Herd mentality played a large role in people dying during the accident. Even though the warning signs were present, the larger commercially led teams continued to push up the mountain, and the other large commercial groups felt pressured to get their clients to the top of the mountain, foolishly continuing. A similar case reoccured on Oct 14, 2014 where 43 people died on the Annapurna Circuit.

With false confidence pulsating through the groups, many experienced climbers and leaders were making poor decisions. These poor decisions turned into dangerous ones as guides were not clipping in while crossing crevasse fields, resulting in their clients doing the same.

This herd mentality had penetrated the psyche of even some of the most experienced climbers. While extremely unfortunate, the avalanche in 2012 served as a much-needed wake-up call to many of the large commercial expedition companies. The companies were overlooking potential safety concerns and ended up putting people in danger. 

Fortunately, the companies and climbers learned their lessons due to that unfortunate event. 

FAQs about the Manaslu Avalanche:

This section includes information about some of the most frequently asked questions regarding Manaslu, as well as the Mount Manaslu disaster on September 23, 2012.

1. How many people died in the Manaslu Avalanche in 2012?

Around 4:45 AM on September 23, 2012, Nepal time, 11 people were killed by an avalanche at Camp 3 while sleeping in their tents. The avalanche debris covered a distance of 7,400m to about 6,300m.

2. How many people died in the Manaslu Avalanche in 2022?

An avalanche at 24,000 feet engulfed a group of climbers in the first few days of October 2022, killing a Nepali guide by the name of Anup Rai and wounding more than a dozen others. Ski mountaineering great Hilaree Nelson, 49, passed away higher on the peak after falling just before the summit.

3. What caused the Manaslu Avalanche?

There has been a lot of snowfall on Mount Manaslu. It was reported by Yukta Gurung, one of the Sherpas in charge of managing the climbing routes, that constant snowfall was what caused the avalanche – as there was continuous snowfall for 15 days.

4. How many people have died on Mount Manaslu?

As of December 2022, there have been a total of 89 deaths on Mount Manalsu.
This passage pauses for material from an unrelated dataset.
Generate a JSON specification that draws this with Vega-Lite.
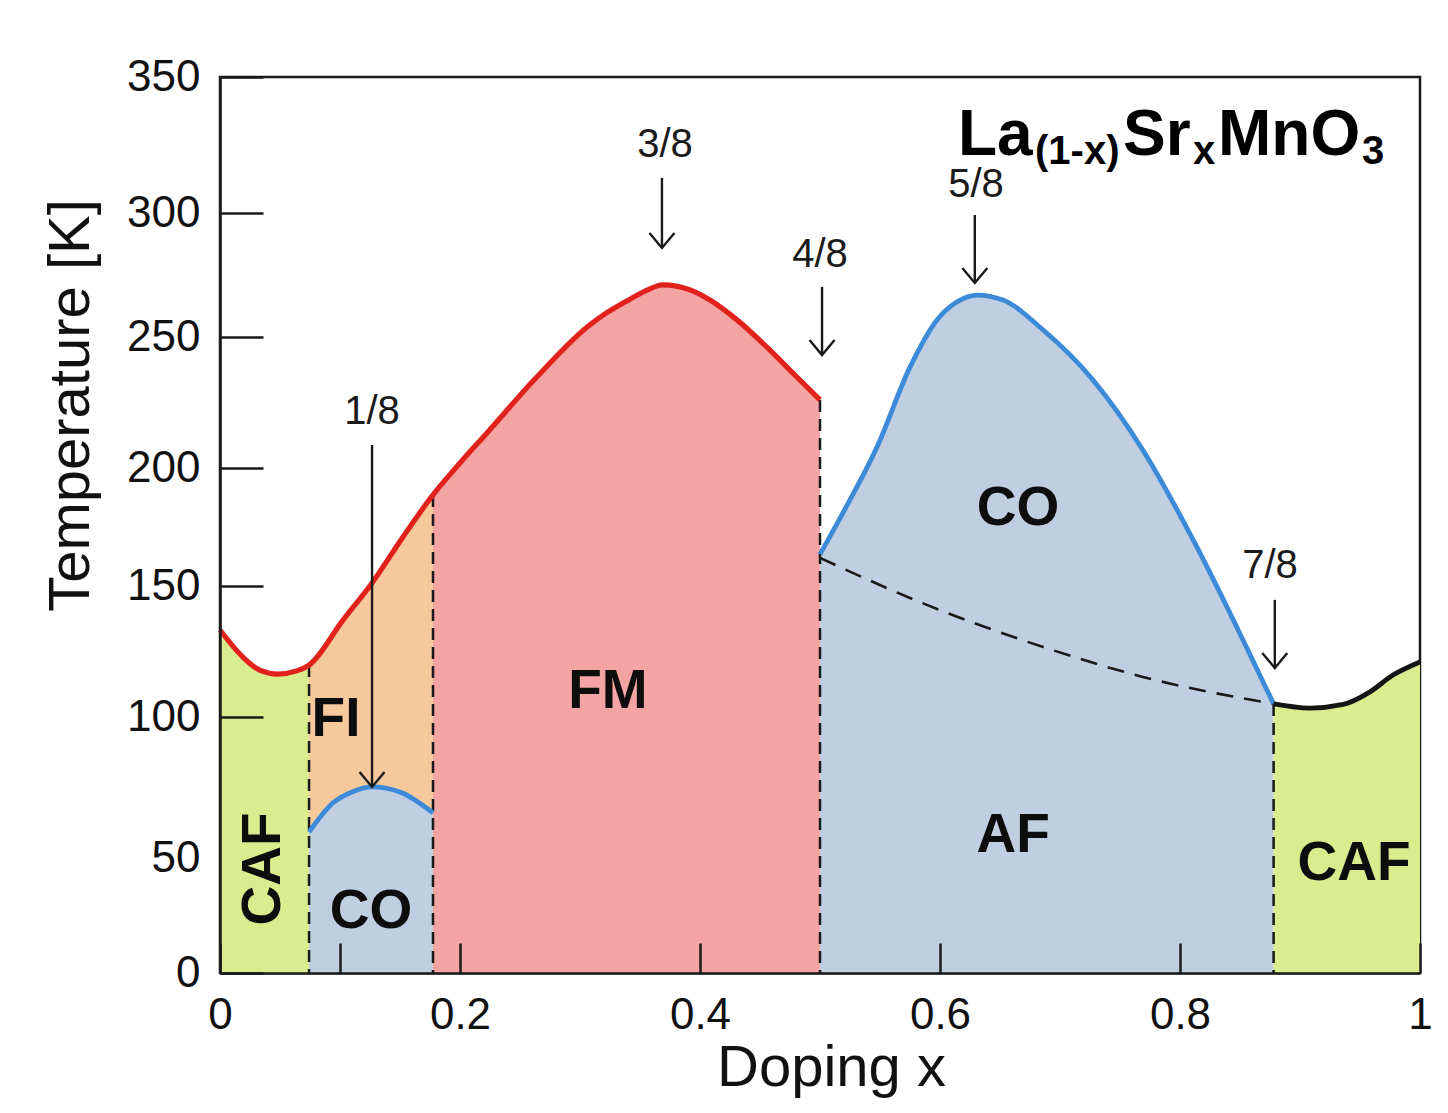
{
  "$schema": "https://vega.github.io/schema/vega-lite/v6.json",
  "width": 1200,
  "height": 896,
  "autosize": {"type": "none"},
  "padding": {"left": 220, "top": 77, "right": 28, "bottom": 140},
  "background": "white",
  "config": {
    "view": {"stroke": "#1a1a1a", "strokeWidth": 2.5},
    "font": "Liberation Sans"
  },
  "datasets": {
    "areas": [
      {"region": "CAF1", "x": 0, "t": 133.2},
      {"region": "CAF1", "x": 0.019, "t": 122.9},
      {"region": "CAF1", "x": 0.033, "t": 117.9},
      {"region": "CAF1", "x": 0.048, "t": 116.4},
      {"region": "CAF1", "x": 0.064, "t": 117.6},
      {"region": "CAF1", "x": 0.0742, "t": 119.8},
      {"region": "FI", "x": 0.0742, "t": 119.8},
      {"region": "FI", "x": 0.1025, "t": 137.0},
      {"region": "FI", "x": 0.1267, "t": 151.3},
      {"region": "FI", "x": 0.1525, "t": 170.8},
      {"region": "FI", "x": 0.1775, "t": 188.6},
      {"region": "FM", "x": 0.1775, "t": 188.6},
      {"region": "FM", "x": 0.2, "t": 201.9},
      {"region": "FM", "x": 0.2225, "t": 213.4},
      {"region": "FM", "x": 0.264, "t": 234.7},
      {"region": "FM", "x": 0.306, "t": 254.0},
      {"region": "FM", "x": 0.3208, "t": 259.3},
      {"region": "FM", "x": 0.3375, "t": 264.1},
      {"region": "FM", "x": 0.3542, "t": 268.5},
      {"region": "FM", "x": 0.369, "t": 271.0},
      {"region": "FM", "x": 0.3917, "t": 269.0},
      {"region": "FM", "x": 0.4083, "t": 264.9},
      {"region": "FM", "x": 0.4308, "t": 256.9},
      {"region": "FM", "x": 0.4583, "t": 245.0},
      {"region": "FM", "x": 0.479, "t": 235.5},
      {"region": "FM", "x": 0.5, "t": 226.0},
      {"region": "COL", "x": 0.0742, "t": 59.2},
      {"region": "COL", "x": 0.094, "t": 69.5},
      {"region": "COL", "x": 0.11, "t": 73.4},
      {"region": "COL", "x": 0.1267, "t": 75.2},
      {"region": "COL", "x": 0.15, "t": 73.4},
      {"region": "COL", "x": 0.1775, "t": 66.0},
      {"region": "COR", "x": 0.5, "t": 163.5},
      {"region": "COR", "x": 0.519, "t": 180.9},
      {"region": "COR", "x": 0.5475, "t": 208.0},
      {"region": "COR", "x": 0.575, "t": 238.5},
      {"region": "COR", "x": 0.5975, "t": 256.9},
      {"region": "COR", "x": 0.614, "t": 264.1},
      {"region": "COR", "x": 0.631, "t": 266.9},
      {"region": "COR", "x": 0.6525, "t": 264.9},
      {"region": "COR", "x": 0.686, "t": 252.8},
      {"region": "COR", "x": 0.7275, "t": 233.6},
      {"region": "COR", "x": 0.769, "t": 206.9},
      {"region": "COR", "x": 0.811, "t": 169.5},
      {"region": "COR", "x": 0.8525, "t": 129.4},
      {"region": "COR", "x": 0.878, "t": 105.0},
      {"region": "CAF2", "x": 0.878, "t": 105.0},
      {"region": "CAF2", "x": 0.908, "t": 103.4},
      {"region": "CAF2", "x": 0.936, "t": 104.8},
      {"region": "CAF2", "x": 0.958, "t": 109.5},
      {"region": "CAF2", "x": 0.9775, "t": 116.0},
      {"region": "CAF2", "x": 1.0, "t": 121.0}
    ],
    "red": [
      {"x": 0, "t": 133.2},
      {"x": 0.019, "t": 122.9},
      {"x": 0.033, "t": 117.9},
      {"x": 0.048, "t": 116.4},
      {"x": 0.064, "t": 117.6},
      {"x": 0.0742, "t": 119.8},
      {"x": 0.1025, "t": 137.0},
      {"x": 0.1267, "t": 151.3},
      {"x": 0.1525, "t": 170.8},
      {"x": 0.1775, "t": 188.6},
      {"x": 0.2, "t": 201.9},
      {"x": 0.2225, "t": 213.4},
      {"x": 0.264, "t": 234.7},
      {"x": 0.306, "t": 254.0},
      {"x": 0.3208, "t": 259.3},
      {"x": 0.3375, "t": 264.1},
      {"x": 0.3542, "t": 268.5},
      {"x": 0.369, "t": 271.0},
      {"x": 0.3917, "t": 269.0},
      {"x": 0.4083, "t": 264.9},
      {"x": 0.4308, "t": 256.9},
      {"x": 0.4583, "t": 245.0},
      {"x": 0.479, "t": 235.5},
      {"x": 0.5, "t": 226.0}
    ],
    "blue": [
      {"seg": "L", "x": 0.0742, "t": 59.2},
      {"seg": "L", "x": 0.094, "t": 69.5},
      {"seg": "L", "x": 0.11, "t": 73.4},
      {"seg": "L", "x": 0.1267, "t": 75.2},
      {"seg": "L", "x": 0.15, "t": 73.4},
      {"seg": "L", "x": 0.1775, "t": 66.0},
      {"seg": "R", "x": 0.5, "t": 163.5},
      {"seg": "R", "x": 0.519, "t": 180.9},
      {"seg": "R", "x": 0.5475, "t": 208.0},
      {"seg": "R", "x": 0.575, "t": 238.5},
      {"seg": "R", "x": 0.5975, "t": 256.9},
      {"seg": "R", "x": 0.614, "t": 264.1},
      {"seg": "R", "x": 0.631, "t": 266.9},
      {"seg": "R", "x": 0.6525, "t": 264.9},
      {"seg": "R", "x": 0.686, "t": 252.8},
      {"seg": "R", "x": 0.7275, "t": 233.6},
      {"seg": "R", "x": 0.769, "t": 206.9},
      {"seg": "R", "x": 0.811, "t": 169.5},
      {"seg": "R", "x": 0.8525, "t": 129.4},
      {"seg": "R", "x": 0.878, "t": 105.0}
    ],
    "black": [
      {"x": 0.878, "t": 105.0},
      {"x": 0.908, "t": 103.4},
      {"x": 0.936, "t": 104.8},
      {"x": 0.958, "t": 109.5},
      {"x": 0.9775, "t": 116.0},
      {"x": 1.0, "t": 121.0}
    ],
    "dash": [
      {"x": 0.5, "t": 161.9},
      {"x": 0.589, "t": 142.8},
      {"x": 0.686, "t": 126.7},
      {"x": 0.769, "t": 115.3},
      {"x": 0.878, "t": 105.0}
    ],
    "vdash": [
      {"x": 0.0742, "t": 119.8},
      {"x": 0.1775, "t": 188.6},
      {"x": 0.5, "t": 226.0},
      {"x": 0.878, "t": 105.0}
    ],
    "arrows": [
      {"lab": "1/8", "x": 0.1267, "t": 75.2, "top": 208.8},
      {"lab": "3/8", "x": 0.3683, "t": 285.9, "top": 312.9},
      {"lab": "4/8", "x": 0.5017, "t": 243.1, "top": 270.2},
      {"lab": "5/8", "x": 0.629, "t": 271.8, "top": 299.2},
      {"lab": "7/8", "x": 0.879, "t": 118.7, "top": 144.7}
    ],
    "fractions": [
      {"lab": "1/8", "x": 0.1267, "t": 221.4},
      {"lab": "3/8", "x": 0.3708, "t": 325.0},
      {"lab": "4/8", "x": 0.5, "t": 283.1},
      {"lab": "5/8", "x": 0.63, "t": 310.2},
      {"lab": "7/8", "x": 0.875, "t": 158.5}
    ],
    "labels": [
      {"lab": "FI", "x": 0.0967, "t": 99.4},
      {"lab": "CO", "x": 0.1258, "t": 27.0},
      {"lab": "FM", "x": 0.3233, "t": 110.0},
      {"lab": "CO", "x": 0.665, "t": 183.0},
      {"lab": "AF", "x": 0.661, "t": 58.0},
      {"lab": "CAF", "x": 0.945, "t": 47.8}
    ],
    "vlabels": [
      {"lab": "CAF", "x": 0.0358, "t": 45.2}
    ],
    "formulaMain": [
      {"s": "La", "x": 0.615, "t": 321.3},
      {"s": "Sr", "x": 0.7525, "t": 321.3},
      {"s": "MnO", "x": 0.8317, "t": 321.3}
    ],
    "formulaSub": [
      {"s": "(1-x)", "x": 0.6792, "t": 318.0},
      {"s": "x", "x": 0.8108, "t": 318.0},
      {"s": "3", "x": 0.9517, "t": 318.0}
    ]
  },
  "encoding": {
    "x": {
      "field": "x",
      "type": "quantitative",
      "scale": {"domain": [0, 1], "nice": false, "zero": false},
      "axis": {
        "title": "Doping x",
        "values": [0, 0.1, 0.2, 0.4, 0.6, 0.8, 1],
        "labelExpr": "datum.value == 0.1 ? '' : format(datum.value, '~g')",
        "grid": false,
        "tickSize": -30,
        "tickWidth": 2.5,
        "tickColor": "#1a1a1a",
        "domainColor": "#1a1a1a",
        "domainWidth": 2.5,
        "labelFont": "Liberation Sans",
        "labelFontSize": 44,
        "labelColor": "#111111",
        "labelPadding": 50,
        "labelFlush": false,
        "labelOverlap": false,
        "titleFont": "Liberation Sans",
        "titleFontSize": 58,
        "titleFontWeight": "normal",
        "titleColor": "#111111",
        "titleX": 611,
        "titleY": 112,
        "titleAlign": "center",
        "titleBaseline": "alphabetic",
        "zindex": 1
      }
    },
    "y": {
      "field": "t",
      "type": "quantitative",
      "scale": {
        "domain": [0, 50, 100, 150, 200, 250, 300, 350],
        "range": [896, 781, 640, 509, 391, 260, 136, 0],
        "nice": false,
        "zero": false
      },
      "axis": {
        "title": "Temperature [K]",
        "values": [0, 50, 100, 150, 200, 250, 300, 350],
        "grid": false,
        "tickSize": -43,
        "tickWidth": 2.5,
        "tickColor": "#1a1a1a",
        "tickOpacity": {"condition": {"test": "datum.value === 50", "value": 0}, "value": 1},
        "domainColor": "#1a1a1a",
        "domainWidth": 2.5,
        "labelFont": "Liberation Sans",
        "labelFontSize": 44,
        "labelColor": "#111111",
        "labelPadding": 63,
        "labelFlush": false,
        "labelOverlap": false,
        "titleFont": "Liberation Sans",
        "titleFontSize": 58,
        "titleFontWeight": "normal",
        "titleColor": "#111111",
        "titleX": -132,
        "titleY": 328,
        "titleAngle": 270,
        "titleAlign": "center",
        "titleBaseline": "alphabetic",
        "zindex": 1
      }
    }
  },
  "layer": [
    {
      "data": {"name": "areas"},
      "transform": [{"filter": "datum.region == 'CAF1'"}],
      "mark": {"type": "area", "interpolate": "monotone", "color": "#d9ec8e", "opacity": 1},
      "encoding": {"y2": {"datum": 0}}
    },
    {
      "data": {"name": "areas"},
      "transform": [{"filter": "datum.region == 'FI'"}],
      "mark": {"type": "area", "interpolate": "monotone", "color": "#f6c99d", "opacity": 1},
      "encoding": {"y2": {"datum": 0}}
    },
    {
      "data": {"name": "areas"},
      "transform": [{"filter": "datum.region == 'FM'"}],
      "mark": {"type": "area", "interpolate": "monotone", "color": "#f5a4a4", "opacity": 1},
      "encoding": {"y2": {"datum": 0}}
    },
    {
      "data": {"name": "areas"},
      "transform": [{"filter": "datum.region == 'COL'"}],
      "mark": {"type": "area", "interpolate": "monotone", "color": "#bfcee1", "opacity": 1},
      "encoding": {"y2": {"datum": 0}}
    },
    {
      "data": {"name": "areas"},
      "transform": [{"filter": "datum.region == 'COR'"}],
      "mark": {"type": "area", "interpolate": "monotone", "color": "#bfcee1", "opacity": 1},
      "encoding": {"y2": {"datum": 0}}
    },
    {
      "data": {"name": "areas"},
      "transform": [{"filter": "datum.region == 'CAF2'"}],
      "mark": {"type": "area", "interpolate": "monotone", "color": "#d9ec8e", "opacity": 1},
      "encoding": {"y2": {"datum": 0}}
    },
    {
      "data": {"name": "vdash"},
      "mark": {"type": "rule", "color": "#1a1a1a", "strokeWidth": 2.5, "strokeDash": [12, 7]},
      "encoding": {"y2": {"datum": 0}}
    },
    {
      "data": {"name": "dash"},
      "mark": {"type": "line", "interpolate": "monotone", "color": "#1a1a1a", "strokeWidth": 2.6, "strokeDash": [17, 11]},
      "encoding": {}
    },
    {
      "data": {"name": "red"},
      "mark": {"type": "line", "interpolate": "monotone", "color": "#e0211c", "strokeWidth": 5.2},
      "encoding": {}
    },
    {
      "data": {"name": "blue"},
      "mark": {"type": "line", "interpolate": "monotone", "color": "#3d8ad8", "strokeWidth": 4.8},
      "encoding": {"detail": {"field": "seg", "type": "nominal"}}
    },
    {
      "data": {"name": "black"},
      "mark": {"type": "line", "interpolate": "monotone", "color": "#151515", "strokeWidth": 4.8},
      "encoding": {}
    },
    {
      "data": {"name": "arrows"},
      "mark": {"type": "rule", "color": "#1a1a1a", "strokeWidth": 2.4},
      "encoding": {"y2": {"field": "top"}}
    },
    {
      "data": {"name": "arrows"},
      "mark": {"type": "point", "shape": "M-1,-1.2L0,0L1,-1.2", "filled": false, "stroke": "#1a1a1a", "strokeWidth": 2.4, "size": 625, "opacity": 1},
      "encoding": {}
    },
    {
      "data": {"name": "fractions"},
      "mark": {"type": "text", "font": "Liberation Sans", "fontSize": 40, "color": "#1a1a1a", "align": "center", "baseline": "middle"},
      "encoding": {"text": {"field": "lab"}}
    },
    {
      "data": {"name": "labels"},
      "mark": {"type": "text", "font": "Liberation Sans", "fontSize": 55, "fontWeight": "bold", "color": "#0d0d0d", "align": "center", "baseline": "middle"},
      "encoding": {"text": {"field": "lab"}}
    },
    {
      "data": {"name": "vlabels"},
      "mark": {"type": "text", "font": "Liberation Sans", "fontSize": 55, "fontWeight": "bold", "color": "#0d0d0d", "align": "center", "baseline": "middle", "angle": 270},
      "encoding": {"text": {"field": "lab"}}
    },
    {
      "data": {"name": "formulaMain"},
      "mark": {"type": "text", "font": "Liberation Sans", "fontSize": 64, "fontWeight": "bold", "color": "#000000", "align": "left", "baseline": "alphabetic"},
      "encoding": {"text": {"field": "s"}}
    },
    {
      "data": {"name": "formulaSub"},
      "mark": {"type": "text", "font": "Liberation Sans", "fontSize": 40, "fontWeight": "bold", "color": "#000000", "align": "left", "baseline": "alphabetic"},
      "encoding": {"text": {"field": "s"}}
    }
  ]
}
The first death was recorded in May 1971, with the last being in October 2022.

5. Is Manaslu known as Killer mountain?

Manaslu is a spectacular mountain that rises majestically up in Gorkha, Nepal. Manaslu is referred to as the “Killer Mountain of the World” and is also known as the “mountain of the spirit.” The eighth-highest mountain has seen more than 60 mountaineers lose their lives while climbing it.